■ Task directions
How many lines hold the string "this"? Give only the number.

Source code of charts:
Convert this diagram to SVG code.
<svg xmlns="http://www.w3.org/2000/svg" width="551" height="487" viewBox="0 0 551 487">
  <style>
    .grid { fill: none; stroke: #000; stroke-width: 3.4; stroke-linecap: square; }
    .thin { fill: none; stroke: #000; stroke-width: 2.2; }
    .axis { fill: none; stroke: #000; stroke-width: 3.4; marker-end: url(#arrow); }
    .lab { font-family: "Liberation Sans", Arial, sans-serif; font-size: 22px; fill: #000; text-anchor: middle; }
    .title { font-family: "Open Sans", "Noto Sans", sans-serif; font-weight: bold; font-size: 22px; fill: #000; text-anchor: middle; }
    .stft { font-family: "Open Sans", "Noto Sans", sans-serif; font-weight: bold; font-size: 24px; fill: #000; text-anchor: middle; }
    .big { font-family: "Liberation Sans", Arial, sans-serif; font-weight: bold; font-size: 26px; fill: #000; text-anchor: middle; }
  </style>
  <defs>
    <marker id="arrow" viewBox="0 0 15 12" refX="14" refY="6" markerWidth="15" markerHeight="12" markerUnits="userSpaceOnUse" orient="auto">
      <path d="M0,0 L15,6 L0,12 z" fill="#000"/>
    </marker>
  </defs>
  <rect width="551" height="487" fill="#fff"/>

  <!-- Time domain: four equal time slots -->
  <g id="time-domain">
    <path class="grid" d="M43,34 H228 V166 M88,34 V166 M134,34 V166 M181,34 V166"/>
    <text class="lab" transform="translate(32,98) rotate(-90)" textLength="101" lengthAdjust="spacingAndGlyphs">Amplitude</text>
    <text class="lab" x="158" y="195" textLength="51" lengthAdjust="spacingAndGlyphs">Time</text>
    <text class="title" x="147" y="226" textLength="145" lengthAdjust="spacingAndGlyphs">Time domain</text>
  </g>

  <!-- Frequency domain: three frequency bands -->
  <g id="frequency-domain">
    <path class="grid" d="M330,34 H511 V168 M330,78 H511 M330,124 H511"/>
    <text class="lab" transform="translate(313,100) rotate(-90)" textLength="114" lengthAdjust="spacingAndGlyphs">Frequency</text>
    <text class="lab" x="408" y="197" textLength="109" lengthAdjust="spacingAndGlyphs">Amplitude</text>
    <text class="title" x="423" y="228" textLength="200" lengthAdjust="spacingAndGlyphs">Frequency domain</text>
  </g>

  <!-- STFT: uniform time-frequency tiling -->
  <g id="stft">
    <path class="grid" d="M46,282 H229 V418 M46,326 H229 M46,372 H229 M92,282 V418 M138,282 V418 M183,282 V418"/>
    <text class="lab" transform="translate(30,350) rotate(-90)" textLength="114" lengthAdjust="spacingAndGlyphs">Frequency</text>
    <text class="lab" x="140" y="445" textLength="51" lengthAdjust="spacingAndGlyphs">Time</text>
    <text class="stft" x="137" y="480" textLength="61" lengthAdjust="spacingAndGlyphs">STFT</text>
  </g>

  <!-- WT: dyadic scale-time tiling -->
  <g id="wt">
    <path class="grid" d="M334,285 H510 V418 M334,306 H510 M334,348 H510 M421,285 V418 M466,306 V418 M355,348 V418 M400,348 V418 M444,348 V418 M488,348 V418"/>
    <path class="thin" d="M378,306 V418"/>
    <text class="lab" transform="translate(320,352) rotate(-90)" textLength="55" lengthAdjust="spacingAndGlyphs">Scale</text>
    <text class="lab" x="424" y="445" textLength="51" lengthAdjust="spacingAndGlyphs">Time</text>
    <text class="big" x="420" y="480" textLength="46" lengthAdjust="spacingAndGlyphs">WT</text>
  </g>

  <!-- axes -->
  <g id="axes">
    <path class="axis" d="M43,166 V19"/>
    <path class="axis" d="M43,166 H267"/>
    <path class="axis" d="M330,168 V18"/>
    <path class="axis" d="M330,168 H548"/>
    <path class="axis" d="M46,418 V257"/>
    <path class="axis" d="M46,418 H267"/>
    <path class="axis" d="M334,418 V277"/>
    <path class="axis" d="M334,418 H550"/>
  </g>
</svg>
...
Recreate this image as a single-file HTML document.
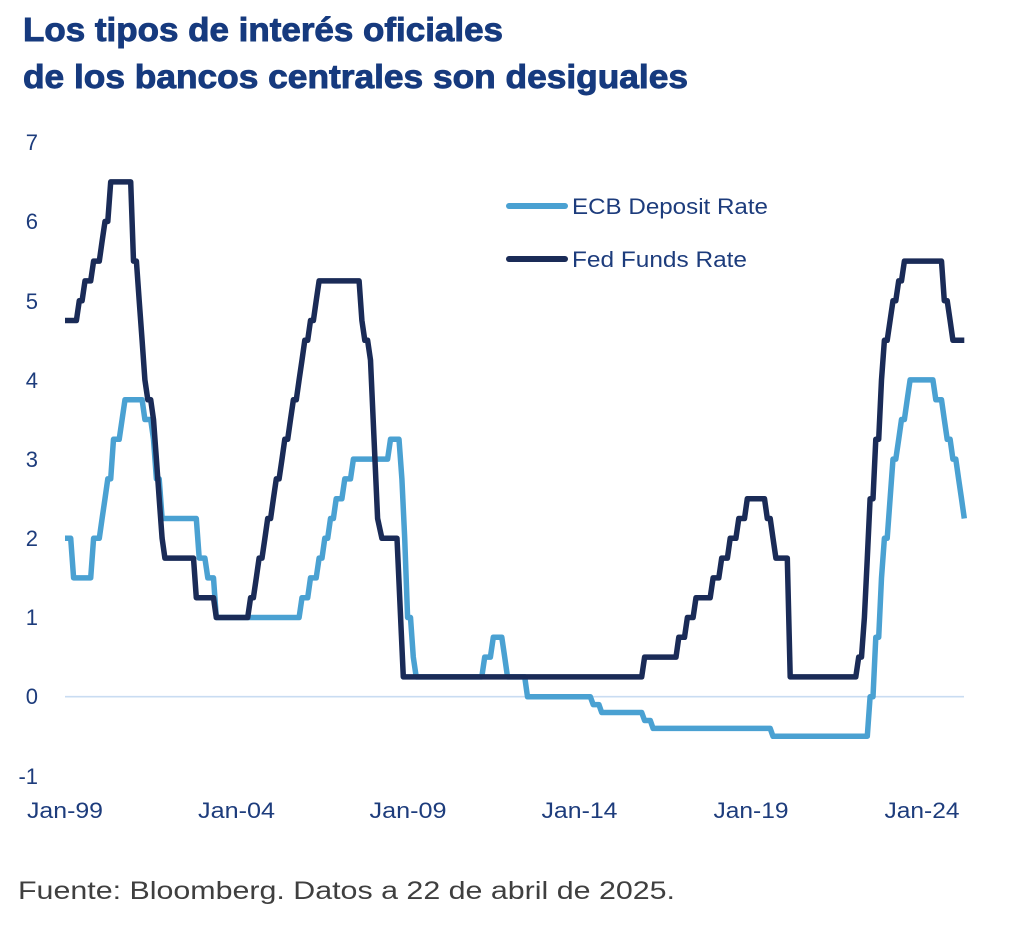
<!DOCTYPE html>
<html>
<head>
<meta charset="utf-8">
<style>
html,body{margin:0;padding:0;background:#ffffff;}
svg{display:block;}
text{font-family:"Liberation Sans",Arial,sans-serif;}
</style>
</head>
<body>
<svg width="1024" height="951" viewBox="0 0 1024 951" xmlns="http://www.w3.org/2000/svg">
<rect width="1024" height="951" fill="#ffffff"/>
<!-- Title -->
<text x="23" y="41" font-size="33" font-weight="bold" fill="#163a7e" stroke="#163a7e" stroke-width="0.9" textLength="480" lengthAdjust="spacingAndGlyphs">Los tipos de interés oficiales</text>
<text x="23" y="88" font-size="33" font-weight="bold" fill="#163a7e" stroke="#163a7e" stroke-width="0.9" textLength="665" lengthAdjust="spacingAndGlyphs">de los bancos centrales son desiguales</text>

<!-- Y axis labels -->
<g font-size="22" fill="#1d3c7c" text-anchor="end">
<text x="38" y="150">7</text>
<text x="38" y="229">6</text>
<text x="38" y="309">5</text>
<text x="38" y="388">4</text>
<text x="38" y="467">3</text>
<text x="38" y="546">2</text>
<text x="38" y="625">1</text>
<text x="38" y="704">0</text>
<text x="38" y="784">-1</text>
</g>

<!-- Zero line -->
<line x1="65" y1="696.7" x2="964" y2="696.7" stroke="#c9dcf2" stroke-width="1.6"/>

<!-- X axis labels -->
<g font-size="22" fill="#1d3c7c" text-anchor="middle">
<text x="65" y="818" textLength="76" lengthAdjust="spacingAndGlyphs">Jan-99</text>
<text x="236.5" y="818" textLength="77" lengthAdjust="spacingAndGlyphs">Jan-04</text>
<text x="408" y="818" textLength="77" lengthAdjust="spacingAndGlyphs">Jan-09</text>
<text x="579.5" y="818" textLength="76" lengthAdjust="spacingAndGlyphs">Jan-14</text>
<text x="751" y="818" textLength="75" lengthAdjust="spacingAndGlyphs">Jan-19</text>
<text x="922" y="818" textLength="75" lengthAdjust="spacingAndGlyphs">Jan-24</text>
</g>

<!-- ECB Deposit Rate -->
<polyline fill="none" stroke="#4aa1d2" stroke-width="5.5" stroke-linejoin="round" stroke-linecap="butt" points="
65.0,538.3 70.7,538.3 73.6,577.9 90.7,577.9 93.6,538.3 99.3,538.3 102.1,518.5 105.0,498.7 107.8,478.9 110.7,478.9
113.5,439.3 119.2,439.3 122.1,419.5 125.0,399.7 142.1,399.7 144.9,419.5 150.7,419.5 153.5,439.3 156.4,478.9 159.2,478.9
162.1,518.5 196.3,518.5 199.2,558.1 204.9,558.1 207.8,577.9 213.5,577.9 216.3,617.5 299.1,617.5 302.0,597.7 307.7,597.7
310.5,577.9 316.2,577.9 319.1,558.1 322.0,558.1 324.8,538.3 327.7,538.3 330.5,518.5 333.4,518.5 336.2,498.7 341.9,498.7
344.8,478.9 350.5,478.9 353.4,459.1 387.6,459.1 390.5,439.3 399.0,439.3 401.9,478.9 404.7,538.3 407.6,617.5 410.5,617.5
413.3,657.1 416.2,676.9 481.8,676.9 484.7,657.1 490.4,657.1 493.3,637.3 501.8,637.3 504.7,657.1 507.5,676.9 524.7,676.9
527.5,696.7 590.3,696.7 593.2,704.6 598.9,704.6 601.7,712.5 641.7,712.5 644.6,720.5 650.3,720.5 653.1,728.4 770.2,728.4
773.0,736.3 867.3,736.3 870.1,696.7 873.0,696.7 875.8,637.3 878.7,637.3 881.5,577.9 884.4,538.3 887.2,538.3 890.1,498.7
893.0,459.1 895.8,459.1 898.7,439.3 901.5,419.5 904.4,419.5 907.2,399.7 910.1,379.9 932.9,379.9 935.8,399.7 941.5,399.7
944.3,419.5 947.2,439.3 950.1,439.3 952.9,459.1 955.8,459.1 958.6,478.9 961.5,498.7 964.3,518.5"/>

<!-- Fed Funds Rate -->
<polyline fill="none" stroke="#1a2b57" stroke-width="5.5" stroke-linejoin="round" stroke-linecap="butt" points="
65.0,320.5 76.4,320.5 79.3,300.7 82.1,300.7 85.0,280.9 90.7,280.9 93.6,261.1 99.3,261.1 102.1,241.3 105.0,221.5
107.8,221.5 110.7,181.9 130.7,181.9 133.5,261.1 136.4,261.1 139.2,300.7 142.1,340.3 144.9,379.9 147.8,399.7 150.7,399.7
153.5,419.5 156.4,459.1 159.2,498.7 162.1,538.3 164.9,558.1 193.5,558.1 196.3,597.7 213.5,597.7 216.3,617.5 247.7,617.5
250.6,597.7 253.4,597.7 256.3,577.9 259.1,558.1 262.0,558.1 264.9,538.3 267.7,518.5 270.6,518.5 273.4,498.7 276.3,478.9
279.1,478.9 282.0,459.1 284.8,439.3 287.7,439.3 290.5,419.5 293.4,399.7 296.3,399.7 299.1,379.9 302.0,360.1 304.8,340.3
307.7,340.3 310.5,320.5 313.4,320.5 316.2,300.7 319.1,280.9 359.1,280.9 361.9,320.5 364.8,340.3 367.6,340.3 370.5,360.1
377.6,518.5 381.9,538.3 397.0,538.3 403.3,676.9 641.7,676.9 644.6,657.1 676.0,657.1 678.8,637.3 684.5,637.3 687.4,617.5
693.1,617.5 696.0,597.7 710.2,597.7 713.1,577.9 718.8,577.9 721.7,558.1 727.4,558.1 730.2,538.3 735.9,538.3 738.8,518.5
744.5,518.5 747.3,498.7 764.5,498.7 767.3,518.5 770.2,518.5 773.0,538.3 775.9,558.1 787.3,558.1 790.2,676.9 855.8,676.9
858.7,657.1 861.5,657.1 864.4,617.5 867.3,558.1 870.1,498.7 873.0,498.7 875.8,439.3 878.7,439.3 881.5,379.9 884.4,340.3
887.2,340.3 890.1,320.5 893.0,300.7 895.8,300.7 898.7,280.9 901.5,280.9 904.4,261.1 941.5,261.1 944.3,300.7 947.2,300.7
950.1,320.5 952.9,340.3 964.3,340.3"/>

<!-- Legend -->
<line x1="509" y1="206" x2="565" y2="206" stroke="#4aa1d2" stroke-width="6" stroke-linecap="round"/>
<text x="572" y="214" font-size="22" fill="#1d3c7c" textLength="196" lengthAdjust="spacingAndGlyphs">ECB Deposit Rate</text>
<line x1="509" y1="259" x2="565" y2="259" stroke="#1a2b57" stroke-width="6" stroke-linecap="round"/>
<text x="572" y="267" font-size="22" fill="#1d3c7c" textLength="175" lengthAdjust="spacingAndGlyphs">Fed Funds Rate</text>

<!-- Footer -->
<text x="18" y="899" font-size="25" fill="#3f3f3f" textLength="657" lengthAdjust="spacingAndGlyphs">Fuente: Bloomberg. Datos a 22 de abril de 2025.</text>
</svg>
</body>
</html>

■ Written response
2